■ OBJECTIVE: In the listing that follows, retype every line from the first through the one containing "3.92, 4.18, 4.25];". Pictures are to be left out.

■ DATASET EXCERPT:
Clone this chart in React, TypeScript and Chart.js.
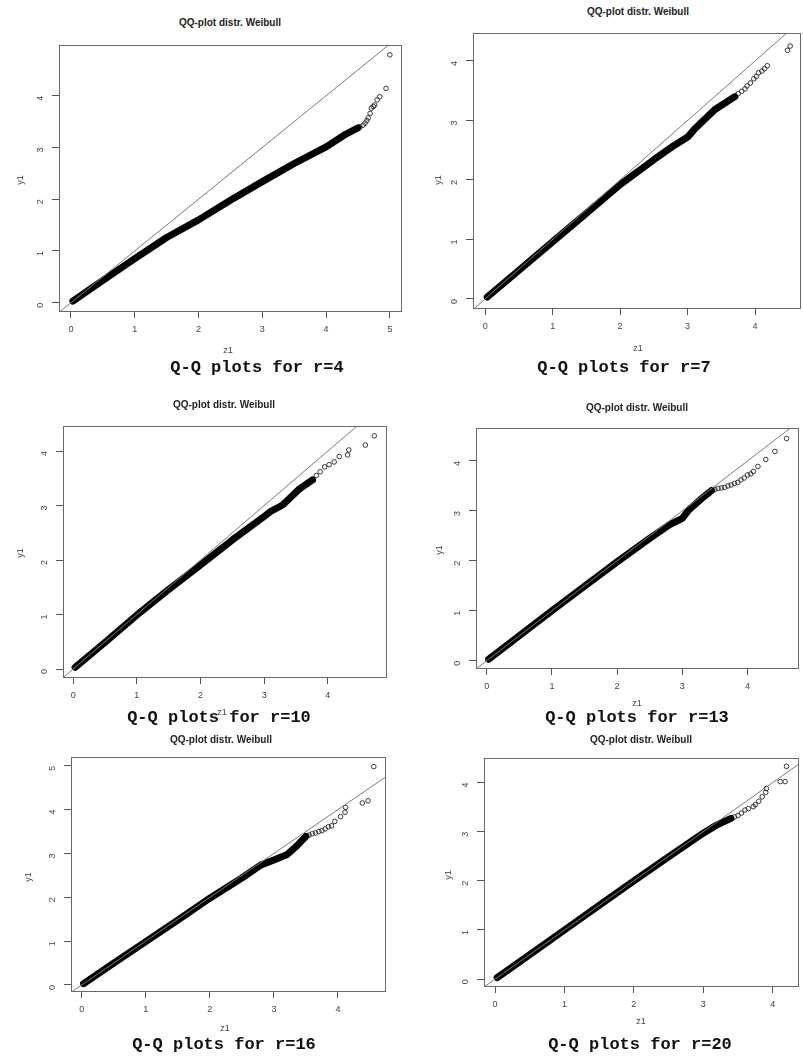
import React, { useEffect, useRef } from "react";
import { Chart, registerables } from "chart.js";

Chart.register(...registerables);

// ---------- data ----------
const REF_X = [-1, 6];
const REF_Y = [-1, 6];

const TICKS_0_5 = [0, 1, 2, 3, 4, 5];
const TICKS_0_4 = [0, 1, 2, 3, 4];

// r = 4
const r4BandX = [0.03, 0.25, 0.5, 1.0, 1.5, 2.0, 2.5, 3.0, 3.5, 4.0, 4.3, 4.5];
const r4BandY = [0.03, 0.22, 0.43, 0.85, 1.26, 1.6, 1.98, 2.34, 2.69, 3.01, 3.25, 3.38];
const r4TailX = [4.53, 4.58, 4.61, 4.64, 4.66, 4.69, 4.71, 4.74, 4.76, 4.8, 4.84, 4.94, 5.0];
const r4TailY = [3.4, 3.43, 3.47, 3.52, 3.57, 3.66, 3.76, 3.79, 3.82, 3.92, 3.98, 4.14, 4.79];

// r = 7
const r7BandX = [0.03, 0.5, 1.0, 1.5, 2.0, 2.5, 2.8, 3.0, 3.1, 3.4, 3.7];
const r7BandY = [0.03, 0.48, 0.96, 1.44, 1.92, 2.34, 2.58, 2.72, 2.85, 3.18, 3.4];
const r7TailX = [3.75, 3.8, 3.85, 3.88, 3.93, 3.98, 4.02, 4.05, 4.1, 4.14, 4.18, 4.48, 4.52];
const r7TailY = [3.45, 3.49, 3.53, 3.58, 3.63, 3.7, 3.74, 3.8, 3.83, 3.87, 3.92, 4.18, 4.25];

// r = 10
const r10BandX = [0.03, 0.5, 1.0, 1.5, 2.0, 2.5, 3.0, 3.1, 3.29, 3.45, 3.56, 3.76];
const r10BandY = [0.03, 0.49, 0.99, 1.46, 1.91, 2.37, 2.8, 2.89, 3.01, 3.19, 3.31, 3.47];
const r10TailX = [3.82, 3.88, 3.95, 4.02, 4.1, 4.18, 4.31, 4.33, 4.59, 4.73];
const r10TailY = [3.55, 3.62, 3.71, 3.75, 3.8, 3.9, 3.93, 4.02, 4.11, 4.28];

// r = 13
const r13BandX = [0.03, 0.5, 1.0, 1.5, 2.0, 2.5, 2.8, 3.0, 3.1, 3.3, 3.45];
const r13BandY = [0.03, 0.5, 1.0, 1.49, 1.98, 2.45, 2.72, 2.85, 3.02, 3.25, 3.41];
const r13TailX = [3.5, 3.55, 3.6, 3.65, 3.7, 3.75, 3.8, 3.85, 3.9, 3.95, 4.0, 4.05, 4.09, 4.16, 4.28, 4.42, 4.6];
const r13TailY = [3.43, 3.45, 3.46, 3.47, 3.5, 3.52, 3.55, 3.57, 3.62, 3.66, 3.72, 3.74, 3.79, 3.89, 4.03, 4.19, 4.45];

// r = 16
const r16BandX = [0.03, 0.5, 1.0, 1.5, 2.0, 2.5, 2.8, 3.0, 3.2, 3.35, 3.5];
const r16BandY = [0.03, 0.5, 0.99, 1.48, 1.98, 2.44, 2.74, 2.85, 2.97, 3.16, 3.39];
const r16TailX = [3.55, 3.6, 3.65, 3.7, 3.75, 3.8, 3.85, 3.9, 3.95, 4.04, 4.11, 4.12, 4.38, 4.47, 4.56];
const r16TailY = [3.42, 3.45, 3.47, 3.5, 3.52, 3.56, 3.61, 3.63, 3.73, 3.84, 3.94, 4.05, 4.15, 4.2, 4.98];

// r = 20
const r20BandX = [0.03, 0.5, 1.0, 1.5, 2.0, 2.5, 3.0, 3.2, 3.4];
const r20BandY = [0.03, 0.5, 1.0, 1.5, 2.0, 2.49, 2.97, 3.14, 3.27];
const r20TailX = [3.45, 3.5, 3.55, 3.6, 3.65, 3.72, 3.75, 3.8, 3.85, 3.9, 3.91, 4.11, 4.18, 4.2];
const r20TailY = [3.3, 3.33, 3.38, 3.44, 3.47, 3.51, 3.55, 3.62, 3.71, 3.8, 3.88, 4.02, 4.02, 4.33];

const TITLE = "QQ-plot distr. Weibull";
const X_LABEL = "z1";
const Y_LABEL = "y1";

// ---------- layout ----------
type Spec = {
  box: [number, number, number, number];
  xr: [number, number];
  yr: [number, number];
  xTicks: number[];
  yTicks: number[];
  bx: number[];
  by: number[];
  tx: number[];
  ty: number[];
  title: [number, number];
  ylab: [number, number];
  xlab: [number, number];
  caption: string;
  cap: [number, number];
};

const SPECS: Spec[] = [
  {
    box: [59, 45, 402, 312], xr: [-0.188, 5.19], yr: [-0.18, 4.98],
    xTicks: TICKS_0_5, yTicks: TICKS_0_4,
    bx: r4BandX, by: r4BandY, tx: r4TailX, ty: r4TailY,
    title: [230, 23], ylab: [20, 180], xlab: [228, 350],
    caption: "Q-Q plots for r=4", cap: [257, 368],
  },
  {
    box: [473, 33, 801, 309], xr: [-0.18, 4.68], yr: [-0.17, 4.47],
    xTicks: TICKS_0_4, yTicks: TICKS_0_4,
    bx: r7BandX, by: r7BandY, tx: r7TailX, ty: r7TailY,
    title: [638, 12], ylab: [438, 180], xlab: [638, 348],
    caption: "Q-Q plots for r=7", cap: [624, 368],
  },
  {
    box: [63, 426, 387, 678], xr: [-0.16, 4.93], yr: [-0.165, 4.46],
    xTicks: TICKS_0_4, yTicks: TICKS_0_4,
    bx: r10BandX, by: r10BandY, tx: r10TailX, ty: r10TailY,
    title: [224, 405], ylab: [20, 553], xlab: [222, 712],
    caption: "Q-Q plots for r=10", cap: [219, 718],
  },
  {
    box: [476, 428, 799, 669], xr: [-0.164, 4.79], yr: [-0.166, 4.66],
    xTicks: TICKS_0_4, yTicks: TICKS_0_4,
    bx: r13BandX, by: r13BandY, tx: r13TailX, ty: r13TailY,
    title: [637, 408], ylab: [439, 550], xlab: [637, 703],
    caption: "Q-Q plots for r=13", cap: [637, 718],
  },
  {
    box: [71, 757, 386, 992], xr: [-0.167, 4.75], yr: [-0.16, 5.2],
    xTicks: TICKS_0_4, yTicks: TICKS_0_5,
    bx: r16BandX, by: r16BandY, tx: r16TailX, ty: r16TailY,
    title: [221, 740], ylab: [28, 877], xlab: [225, 1028],
    caption: "Q-Q plots for r=16", cap: [224, 1045],
  },
  {
    box: [484, 758, 799, 987], xr: [-0.16, 4.38], yr: [-0.16, 4.5],
    xTicks: TICKS_0_4, yTicks: TICKS_0_4,
    bx: r20BandX, by: r20BandY, tx: r20TailX, ty: r20TailY,
    title: [641, 740], ylab: [448, 875], xlab: [641, 1021],
    caption: "Q-Q plots for r=20", cap: [640, 1045],
  },
];

const PADL = 50;
const PADT = 6;
const PADR = 6;
const PADB = 36;

const boxPlugin = {
  id: "rbox",
  afterDatasetsDraw(chart: any) {
    const { ctx, chartArea } = chart;
    const { left, top, right, bottom } = chartArea;
    ctx.save();
    ctx.strokeStyle = "#6a6a6a";
    ctx.lineWidth = 1;
    ctx.strokeRect(left + 0.5, top + 0.5, right - left - 1, bottom - top - 1);
    ctx.restore();
  },
};

const zip = (xs: number[], ys: number[]) => xs.map((x, i) => ({ x, y: ys[i] }));

function Panel({ s }: { s: Spec }) {
  const ref = useRef<HTMLCanvasElement | null>(null);
  const [L, T, R, B] = s.box;
  const w = R - L + PADL + PADR;
  const h = B - T + PADT + PADB;

  useEffect(() => {
    if (!ref.current) return;
    const tickFont = { size: 9, family: "'Liberation Sans', Arial, sans-serif" };
    const chart = new Chart(ref.current, {
      type: "scatter",
      data: {
        datasets: [
          {
            data: zip(REF_X, REF_Y),
            showLine: true,
            borderColor: "#7a7a7a",
            borderWidth: 1,
            pointRadius: 0,
            clip: 0,
          } as any,
          {
            data: zip(s.bx, s.by),
            showLine: true,
            borderColor: "#000",
            borderWidth: 7,
            borderCapStyle: "round",
            borderJoinStyle: "round",
            pointRadius: 0,
            clip: 0,
          } as any,
          {
            data: zip(s.tx, s.ty),
            showLine: false,
            pointRadius: 2.3,
            pointBorderWidth: 0.9,
            pointBorderColor: "#222",
            pointBackgroundColor: "rgba(0,0,0,0)",
            clip: 6,
          } as any,
        ],
      },
      options: {
        responsive: false,
        animation: false,
        events: [],
        layout: { padding: { left: 0, top: PADT, right: PADR, bottom: 0 } },
        plugins: {
          legend: { display: false },
          tooltip: { enabled: false },
          title: { display: false },
        },
        scales: {
          x: {
            type: "linear",
            min: s.xr[0],
            max: s.xr[1],
            afterFit: (sc: any) => {
              sc.height = PADB;
              sc.paddingLeft = 0;
              sc.paddingRight = 0;
              sc.paddingTop = 0;
              sc.paddingBottom = 0;
            },
            afterBuildTicks: (sc: any) => {
              sc.ticks = s.xTicks.map((v) => ({ value: v }));
            },
            grid: { drawOnChartArea: false, drawTicks: true, tickLength: 6, color: "#555" },
            border: { display: false },
            ticks: { font: tickFont, color: "#444", padding: 6, maxRotation: 0, autoSkip: false },
          },
          y: {
            type: "linear",
            min: s.yr[0],
            max: s.yr[1],
            afterFit: (sc: any) => {
              sc.width = PADL;
              sc.paddingLeft = 0;
              sc.paddingRight = 0;
              sc.paddingTop = 0;
              sc.paddingBottom = 0;
            },
            afterBuildTicks: (sc: any) => {
              sc.ticks = s.yTicks.map((v) => ({ value: v }));
            },
            grid: { drawOnChartArea: false, drawTicks: true, tickLength: 7, color: "#555" },
            border: { display: false },
            ticks: { font: tickFont, color: "#444", padding: 11, minRotation: 90, maxRotation: 90, autoSkip: false },
          },
        },
      },
      plugins: [boxPlugin],
    } as any);
    return () => chart.destroy();
  }, []);

  const lab: React.CSSProperties = {
    position: "absolute",
    font: "9px 'Liberation Sans', Arial, sans-serif",
    color: "#444",
    width: 40,
    textAlign: "center",
    lineHeight: "12px",
  };

  return (
    <>
      <canvas
        ref={ref}
        width={w}
        height={h}
        style={{ position: "absolute", left: L - PADL, top: T - PADT, width: w, height: h }}
      />
      <div
        style={{
          position: "absolute",
          left: s.title[0] - 100,
          top: s.title[1] - 6,
          width: 200,
          textAlign: "center",
          font: "bold 10px 'Liberation Sans', Arial, sans-serif",
          lineHeight: "12px",
          color: "#222",
        }}
      >
        {TITLE}
      </div>
      <div style={{ ...lab, left: s.ylab[0] - 20, top: s.ylab[1] - 6, transform: "rotate(-90deg)" }}>{Y_LABEL}</div>
      <div style={{ ...lab, left: s.xlab[0] - 20, top: s.xlab[1] - 6 }}>{X_LABEL}</div>
      <div
        style={{
          position: "absolute",
          left: s.cap[0] - 150,
          top: s.cap[1] - 10,
          width: 300,
          textAlign: "center",
          font: "bold 17px 'Liberation Mono', 'Courier New', monospace",
          lineHeight: "20px",
          color: "#111",
          whiteSpace: "pre",
        }}
      >
        {s.caption}
      </div>
    </>
  );
}

export default function App() {
  return (
    <div
      style={{
        position: "absolute",
        left: 0,
        top: 0,
        width: 803,
        height: 1061,
        overflow: "hidden",
        background: "#fff",
      }}
    >
      {SPECS.map((s, i) => (
        <Panel key={i} s={s} />
      ))}
    </div>
  );
}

■ OUTPUT BELOW:
Clone this chart in React, TypeScript and Chart.js.
import React, { useEffect, useRef } from "react";
import { Chart, registerables } from "chart.js";

Chart.register(...registerables);

// ---------- data ----------
const REF_X = [-1, 6];
const REF_Y = [-1, 6];

const TICKS_0_5 = [0, 1, 2, 3, 4, 5];
const TICKS_0_4 = [0, 1, 2, 3, 4];

// r = 4
const r4BandX = [0.03, 0.25, 0.5, 1.0, 1.5, 2.0, 2.5, 3.0, 3.5, 4.0, 4.3, 4.5];
const r4BandY = [0.03, 0.22, 0.43, 0.85, 1.26, 1.6, 1.98, 2.34, 2.69, 3.01, 3.25, 3.38];
const r4TailX = [4.53, 4.58, 4.61, 4.64, 4.66, 4.69, 4.71, 4.74, 4.76, 4.8, 4.84, 4.94, 5.0];
const r4TailY = [3.4, 3.43, 3.47, 3.52, 3.57, 3.66, 3.76, 3.79, 3.82, 3.92, 3.98, 4.14, 4.79];

// r = 7
const r7BandX = [0.03, 0.5, 1.0, 1.5, 2.0, 2.5, 2.8, 3.0, 3.1, 3.4, 3.7];
const r7BandY = [0.03, 0.48, 0.96, 1.44, 1.92, 2.34, 2.58, 2.72, 2.85, 3.18, 3.4];
const r7TailX = [3.75, 3.8, 3.85, 3.88, 3.93, 3.98, 4.02, 4.05, 4.1, 4.14, 4.18, 4.48, 4.52];
const r7TailY = [3.45, 3.49, 3.53, 3.58, 3.63, 3.7, 3.74, 3.8, 3.83, 3.87, 3.92, 4.18, 4.25];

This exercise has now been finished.